The previously mentioned conversation between Harris and Watson, in which they reckon with their identities as scientists, occurs in episode three, titled “Open Wide, O Earth.” This notable episode, set in the weeks after the explosion, is grotesque. Firefighters and plant workers meet painful deaths as the extreme radiation of the explosion takes its toll (twice the radiation level of the bomb at Hiroshima, we’re told several times by Harris over the course of the series). It’s a horrid, bloody, unavoidable death—seemingly by rotting—heightened in drama to a practically biblical level. Therefore, it’s not surprising one of the few works of art in the whole series shows up in this episode—Ilya Repin’s Ivan the Terrible and His Son Ivan on 16 November 1581.

The symbolism isn’t subtle—the large painting is seen for the first time after a particularly gruesome scene. Harris, waiting to report on the status of the reactor post-explosion, is considering the painting, which hangs at the end of a lavish government building hallway. The painting depicts the moments after Ivan the Terrible strikes his son in anger—a fatal blow. The Tsar, instantly remorseful, holds his dying, bloodied son. Like the Chernobyl disaster, the moment depicted in the painting looms as a key turning point for Russia. Shortly after Ivan’s son’s death, the country plunged into a deeply unstable period known as the Time of Troubles.

It is unlikely Repin’s work ever hung in a government building (it is currently on view at Tretyakov Gallery in Moscow, where it has been since its completion in 1885), thanks to its controversial content. Nationalists dispute the historical accuracy of the story, and they have argued the violent depiction is inaccurate and offensive to Russian history. The painting has been attacked twice—first, in 1913, via knife; and again, in 2018, when a visitor felt compelled the smash the painting with a metal pole taken from a security stanchion. Although Repin’s work is generally considered to be some of the greatest in Russian history, the narrative in Ivan runs contrary to the entire political belief system under the Soviet Union. The painting’s appearance in Chernobyl is as an allegory for state accountability in the face of regrettable, unintended violent death, but also as an indicator of the fall of the Soviet Union. Chernobyl was the beginning of the end.

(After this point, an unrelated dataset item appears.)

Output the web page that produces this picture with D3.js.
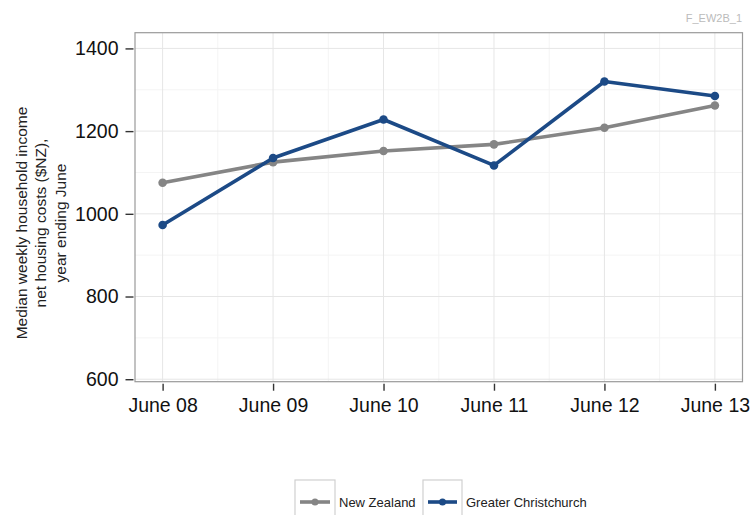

The painting’s unlikely appearance also exemplifies the show’s slick dramatization. Although filmed primarily in Lithuania, at the end of the day, this is Hollywood. It’s not the untold story of Chernobyl (plenty of existing books on the topic tell quite a lot), but it is certainly a riveting one. The final episode of the series ends with a trial—the way such stories often do, as governments and the general populace look for someone or something to blame—and an unexpected moment of redemptive truth telling. It’s a fabricated catharsis, a conclusion to a catastrophe that will not fully conclude in our lifetime. Chernobyl gets an ending. Chernobyl does not.

 

 

This review originally appeared in ART PAPERS “Energy Structures” Spring/Summer 2019.


EC Flamming is the Circulation & Editorial Coordinator for Art Papers. She lives in Atlanta. She subscribes to The New Yorker, Film Comment, Playboy, and People.